- _Instructions to follow_:
Pull out each line of the data that includes the word "React".

* begin *

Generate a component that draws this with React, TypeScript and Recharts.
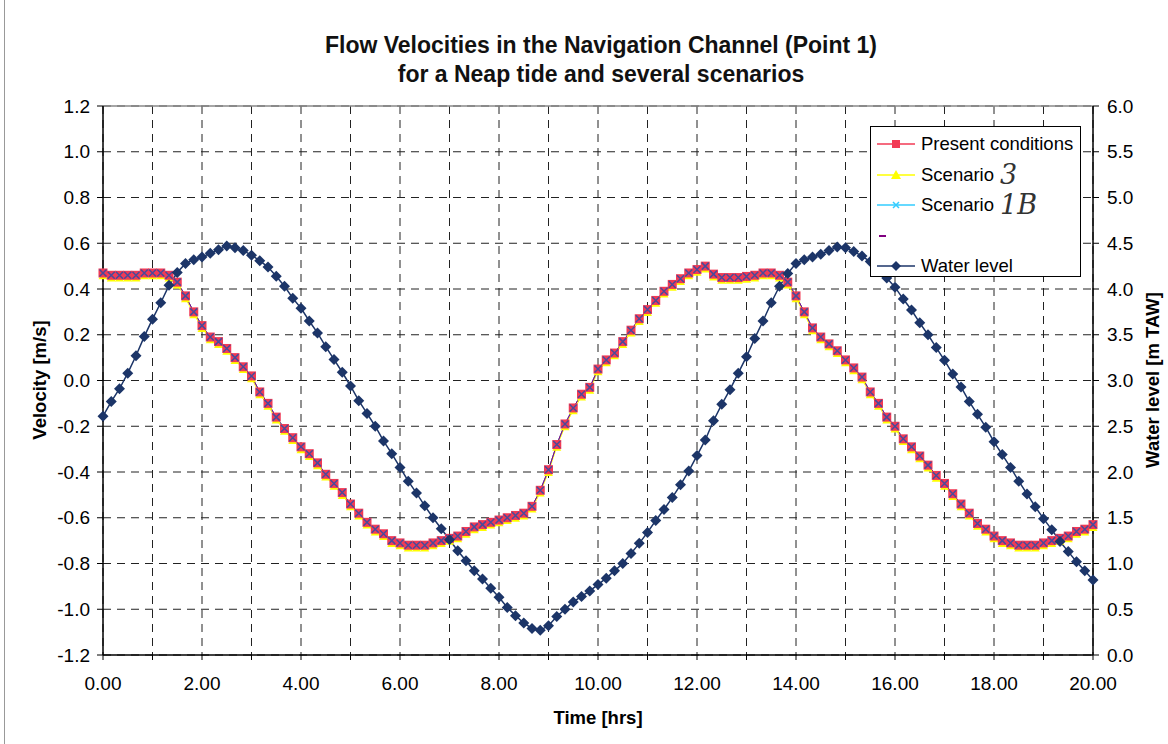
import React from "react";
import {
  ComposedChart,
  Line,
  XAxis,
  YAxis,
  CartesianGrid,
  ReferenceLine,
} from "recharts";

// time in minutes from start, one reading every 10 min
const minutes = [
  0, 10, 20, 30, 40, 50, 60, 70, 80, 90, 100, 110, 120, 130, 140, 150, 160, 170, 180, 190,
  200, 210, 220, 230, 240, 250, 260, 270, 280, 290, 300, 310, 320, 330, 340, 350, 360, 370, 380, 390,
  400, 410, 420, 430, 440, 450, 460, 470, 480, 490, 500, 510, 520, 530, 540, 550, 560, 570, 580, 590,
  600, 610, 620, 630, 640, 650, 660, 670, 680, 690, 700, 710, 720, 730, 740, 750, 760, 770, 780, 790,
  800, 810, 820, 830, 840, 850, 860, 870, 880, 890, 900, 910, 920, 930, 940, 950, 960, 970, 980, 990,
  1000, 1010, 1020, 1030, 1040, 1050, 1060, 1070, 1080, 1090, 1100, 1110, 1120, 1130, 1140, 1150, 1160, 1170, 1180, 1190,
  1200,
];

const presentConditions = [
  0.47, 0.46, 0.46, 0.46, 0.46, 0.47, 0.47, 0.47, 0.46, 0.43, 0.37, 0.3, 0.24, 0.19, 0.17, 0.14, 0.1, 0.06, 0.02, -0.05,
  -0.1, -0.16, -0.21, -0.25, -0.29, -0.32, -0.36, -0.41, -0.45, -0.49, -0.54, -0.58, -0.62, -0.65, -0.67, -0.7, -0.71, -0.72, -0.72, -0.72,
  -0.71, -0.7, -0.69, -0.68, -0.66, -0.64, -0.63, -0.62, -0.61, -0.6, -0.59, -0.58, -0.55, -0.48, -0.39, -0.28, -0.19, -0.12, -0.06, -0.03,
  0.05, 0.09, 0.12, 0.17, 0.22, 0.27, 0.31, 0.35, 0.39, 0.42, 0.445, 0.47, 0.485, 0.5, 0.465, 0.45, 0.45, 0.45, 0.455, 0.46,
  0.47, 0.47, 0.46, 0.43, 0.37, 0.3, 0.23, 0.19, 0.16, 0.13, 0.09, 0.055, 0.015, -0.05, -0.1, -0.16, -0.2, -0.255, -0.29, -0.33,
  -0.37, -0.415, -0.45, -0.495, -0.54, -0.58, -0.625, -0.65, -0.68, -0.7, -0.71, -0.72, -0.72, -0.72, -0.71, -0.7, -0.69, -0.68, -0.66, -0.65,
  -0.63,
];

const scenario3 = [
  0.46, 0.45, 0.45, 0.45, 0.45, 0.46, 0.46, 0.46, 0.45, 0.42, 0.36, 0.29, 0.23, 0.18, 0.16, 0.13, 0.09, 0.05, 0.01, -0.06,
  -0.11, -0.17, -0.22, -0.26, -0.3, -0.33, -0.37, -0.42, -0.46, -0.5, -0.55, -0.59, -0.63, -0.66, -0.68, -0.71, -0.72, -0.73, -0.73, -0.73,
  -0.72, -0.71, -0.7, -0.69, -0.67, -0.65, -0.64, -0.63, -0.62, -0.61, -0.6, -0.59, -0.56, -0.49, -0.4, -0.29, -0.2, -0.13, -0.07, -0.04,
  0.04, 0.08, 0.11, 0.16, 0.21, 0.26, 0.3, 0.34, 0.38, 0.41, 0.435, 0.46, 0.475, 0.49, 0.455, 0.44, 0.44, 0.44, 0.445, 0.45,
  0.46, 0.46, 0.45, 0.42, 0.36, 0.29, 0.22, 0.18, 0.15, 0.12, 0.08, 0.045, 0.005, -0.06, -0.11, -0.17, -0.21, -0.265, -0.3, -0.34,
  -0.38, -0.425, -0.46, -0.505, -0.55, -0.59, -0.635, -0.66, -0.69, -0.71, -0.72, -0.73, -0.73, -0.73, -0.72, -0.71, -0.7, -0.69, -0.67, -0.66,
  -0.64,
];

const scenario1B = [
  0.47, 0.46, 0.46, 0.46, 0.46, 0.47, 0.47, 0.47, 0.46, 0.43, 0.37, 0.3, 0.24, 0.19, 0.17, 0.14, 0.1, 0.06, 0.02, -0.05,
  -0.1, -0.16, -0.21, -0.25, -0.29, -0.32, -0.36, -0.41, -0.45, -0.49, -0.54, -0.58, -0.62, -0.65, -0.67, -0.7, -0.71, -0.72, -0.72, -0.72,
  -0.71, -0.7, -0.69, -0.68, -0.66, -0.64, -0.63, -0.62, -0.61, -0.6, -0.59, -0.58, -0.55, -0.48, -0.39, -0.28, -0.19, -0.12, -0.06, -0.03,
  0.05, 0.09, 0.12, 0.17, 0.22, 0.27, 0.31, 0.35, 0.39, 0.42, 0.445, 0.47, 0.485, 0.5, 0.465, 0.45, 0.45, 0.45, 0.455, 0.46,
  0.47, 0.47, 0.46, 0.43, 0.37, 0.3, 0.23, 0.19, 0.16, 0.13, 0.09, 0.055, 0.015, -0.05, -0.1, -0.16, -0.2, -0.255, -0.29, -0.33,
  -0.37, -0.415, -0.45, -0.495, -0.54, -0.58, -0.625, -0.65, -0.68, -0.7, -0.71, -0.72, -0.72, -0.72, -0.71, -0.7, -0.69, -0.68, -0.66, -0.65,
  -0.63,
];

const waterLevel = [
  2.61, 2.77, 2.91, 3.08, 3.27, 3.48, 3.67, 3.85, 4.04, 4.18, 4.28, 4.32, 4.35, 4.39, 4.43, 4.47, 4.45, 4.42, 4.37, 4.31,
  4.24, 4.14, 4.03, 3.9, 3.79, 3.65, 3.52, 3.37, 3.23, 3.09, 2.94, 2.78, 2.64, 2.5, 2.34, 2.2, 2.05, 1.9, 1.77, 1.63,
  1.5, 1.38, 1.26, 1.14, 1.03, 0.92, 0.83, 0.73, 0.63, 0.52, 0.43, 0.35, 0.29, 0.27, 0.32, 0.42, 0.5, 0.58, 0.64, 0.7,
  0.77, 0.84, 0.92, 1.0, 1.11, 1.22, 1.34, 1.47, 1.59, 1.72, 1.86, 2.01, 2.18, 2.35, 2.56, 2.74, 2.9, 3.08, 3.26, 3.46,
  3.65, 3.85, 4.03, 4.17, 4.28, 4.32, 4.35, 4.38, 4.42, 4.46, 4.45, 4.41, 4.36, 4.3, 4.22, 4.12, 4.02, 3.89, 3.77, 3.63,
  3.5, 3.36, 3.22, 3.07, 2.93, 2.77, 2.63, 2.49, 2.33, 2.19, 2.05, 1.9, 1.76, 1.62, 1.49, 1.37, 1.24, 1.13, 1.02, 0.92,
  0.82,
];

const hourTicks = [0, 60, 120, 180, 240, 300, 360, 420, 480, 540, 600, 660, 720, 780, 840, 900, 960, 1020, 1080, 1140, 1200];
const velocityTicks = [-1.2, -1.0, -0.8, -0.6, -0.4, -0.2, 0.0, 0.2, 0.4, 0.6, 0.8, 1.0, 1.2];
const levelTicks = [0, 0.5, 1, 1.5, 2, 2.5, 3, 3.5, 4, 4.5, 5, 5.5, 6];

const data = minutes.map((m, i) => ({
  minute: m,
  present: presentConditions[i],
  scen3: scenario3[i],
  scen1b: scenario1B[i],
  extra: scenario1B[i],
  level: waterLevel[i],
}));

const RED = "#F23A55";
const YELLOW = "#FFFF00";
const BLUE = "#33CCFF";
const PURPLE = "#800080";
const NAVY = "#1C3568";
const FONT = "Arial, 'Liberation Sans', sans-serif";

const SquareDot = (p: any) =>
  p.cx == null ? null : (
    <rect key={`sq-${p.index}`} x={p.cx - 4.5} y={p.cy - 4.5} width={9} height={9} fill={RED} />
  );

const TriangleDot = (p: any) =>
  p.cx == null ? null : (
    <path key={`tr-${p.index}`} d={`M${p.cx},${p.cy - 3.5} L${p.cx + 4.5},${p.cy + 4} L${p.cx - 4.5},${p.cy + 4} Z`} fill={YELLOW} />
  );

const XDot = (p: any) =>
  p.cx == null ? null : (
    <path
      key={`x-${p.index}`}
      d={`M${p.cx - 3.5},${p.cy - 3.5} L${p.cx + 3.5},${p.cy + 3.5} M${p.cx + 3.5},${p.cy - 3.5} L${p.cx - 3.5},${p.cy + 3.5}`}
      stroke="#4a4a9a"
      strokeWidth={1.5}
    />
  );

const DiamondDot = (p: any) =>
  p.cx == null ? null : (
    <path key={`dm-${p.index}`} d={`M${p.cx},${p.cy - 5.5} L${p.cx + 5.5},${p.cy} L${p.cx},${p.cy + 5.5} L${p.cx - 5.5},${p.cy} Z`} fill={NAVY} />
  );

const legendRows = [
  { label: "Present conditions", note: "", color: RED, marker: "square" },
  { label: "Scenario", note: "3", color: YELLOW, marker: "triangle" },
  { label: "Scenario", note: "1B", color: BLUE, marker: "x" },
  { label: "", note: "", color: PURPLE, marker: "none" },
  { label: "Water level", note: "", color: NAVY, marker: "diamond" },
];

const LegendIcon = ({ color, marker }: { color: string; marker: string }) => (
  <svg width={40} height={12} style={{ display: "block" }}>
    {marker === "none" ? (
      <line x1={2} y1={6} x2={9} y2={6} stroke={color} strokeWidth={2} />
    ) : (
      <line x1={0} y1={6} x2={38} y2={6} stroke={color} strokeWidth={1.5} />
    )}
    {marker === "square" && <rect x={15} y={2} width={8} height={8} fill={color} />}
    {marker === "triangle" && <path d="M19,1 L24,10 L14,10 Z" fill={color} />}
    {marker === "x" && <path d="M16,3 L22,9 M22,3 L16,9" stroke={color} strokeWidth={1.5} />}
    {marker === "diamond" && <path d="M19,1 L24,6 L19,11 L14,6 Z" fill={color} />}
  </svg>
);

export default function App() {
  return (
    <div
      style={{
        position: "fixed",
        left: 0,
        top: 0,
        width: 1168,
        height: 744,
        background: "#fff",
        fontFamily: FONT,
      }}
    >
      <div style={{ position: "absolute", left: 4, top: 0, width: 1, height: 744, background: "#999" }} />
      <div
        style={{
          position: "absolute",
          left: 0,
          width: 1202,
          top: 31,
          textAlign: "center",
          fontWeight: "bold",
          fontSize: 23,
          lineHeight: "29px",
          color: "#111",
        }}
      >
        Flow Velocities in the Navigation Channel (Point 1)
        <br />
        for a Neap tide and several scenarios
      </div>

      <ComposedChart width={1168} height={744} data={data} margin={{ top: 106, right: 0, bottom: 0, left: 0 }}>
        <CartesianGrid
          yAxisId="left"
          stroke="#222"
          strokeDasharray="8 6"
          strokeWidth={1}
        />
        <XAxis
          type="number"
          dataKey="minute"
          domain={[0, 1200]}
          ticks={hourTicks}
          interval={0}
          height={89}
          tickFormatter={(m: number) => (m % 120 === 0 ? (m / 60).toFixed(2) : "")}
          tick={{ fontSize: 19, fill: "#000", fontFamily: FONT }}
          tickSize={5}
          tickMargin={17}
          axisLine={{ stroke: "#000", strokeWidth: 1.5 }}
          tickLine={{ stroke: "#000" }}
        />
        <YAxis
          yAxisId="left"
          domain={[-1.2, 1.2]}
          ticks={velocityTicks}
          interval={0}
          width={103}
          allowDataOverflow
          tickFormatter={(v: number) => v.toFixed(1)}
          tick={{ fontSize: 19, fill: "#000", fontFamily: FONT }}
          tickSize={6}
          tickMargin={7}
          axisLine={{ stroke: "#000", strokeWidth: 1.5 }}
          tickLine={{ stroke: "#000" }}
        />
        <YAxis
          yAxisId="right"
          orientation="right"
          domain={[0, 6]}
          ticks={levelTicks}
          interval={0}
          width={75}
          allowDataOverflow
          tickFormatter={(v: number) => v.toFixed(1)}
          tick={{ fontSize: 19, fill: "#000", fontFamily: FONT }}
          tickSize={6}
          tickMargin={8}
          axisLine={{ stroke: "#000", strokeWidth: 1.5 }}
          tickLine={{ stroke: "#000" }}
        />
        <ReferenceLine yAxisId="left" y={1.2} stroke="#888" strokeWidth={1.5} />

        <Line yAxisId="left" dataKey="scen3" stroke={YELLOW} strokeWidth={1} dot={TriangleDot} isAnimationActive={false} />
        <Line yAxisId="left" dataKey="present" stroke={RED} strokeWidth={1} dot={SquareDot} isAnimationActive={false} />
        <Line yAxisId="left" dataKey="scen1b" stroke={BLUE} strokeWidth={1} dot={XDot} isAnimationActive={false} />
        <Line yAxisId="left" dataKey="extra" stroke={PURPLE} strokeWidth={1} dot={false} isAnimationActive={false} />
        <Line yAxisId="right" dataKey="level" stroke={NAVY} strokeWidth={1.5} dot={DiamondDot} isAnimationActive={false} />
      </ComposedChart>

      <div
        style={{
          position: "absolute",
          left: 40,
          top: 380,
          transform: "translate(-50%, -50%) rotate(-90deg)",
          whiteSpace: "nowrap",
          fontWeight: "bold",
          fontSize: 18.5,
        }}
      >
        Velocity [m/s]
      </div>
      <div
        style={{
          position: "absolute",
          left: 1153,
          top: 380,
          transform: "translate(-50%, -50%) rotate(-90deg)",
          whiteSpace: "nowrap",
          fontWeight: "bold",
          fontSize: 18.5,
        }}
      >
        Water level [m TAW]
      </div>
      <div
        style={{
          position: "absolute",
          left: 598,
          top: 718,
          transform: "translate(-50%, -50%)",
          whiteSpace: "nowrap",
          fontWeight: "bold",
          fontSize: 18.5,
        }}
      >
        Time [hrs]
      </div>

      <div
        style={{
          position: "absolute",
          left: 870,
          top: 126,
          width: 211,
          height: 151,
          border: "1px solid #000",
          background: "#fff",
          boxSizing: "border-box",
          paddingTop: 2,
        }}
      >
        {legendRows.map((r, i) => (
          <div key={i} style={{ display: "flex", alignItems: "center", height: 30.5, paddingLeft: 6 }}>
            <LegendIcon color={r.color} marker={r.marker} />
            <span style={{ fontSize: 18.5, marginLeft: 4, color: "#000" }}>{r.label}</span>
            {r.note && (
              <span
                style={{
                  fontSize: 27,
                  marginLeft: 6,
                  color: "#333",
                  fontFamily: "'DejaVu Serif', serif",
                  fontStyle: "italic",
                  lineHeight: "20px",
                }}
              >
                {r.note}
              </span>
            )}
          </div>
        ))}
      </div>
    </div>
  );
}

* end *

- _Result_:
Generate a component that draws this with React, TypeScript and Recharts.
import React from "react";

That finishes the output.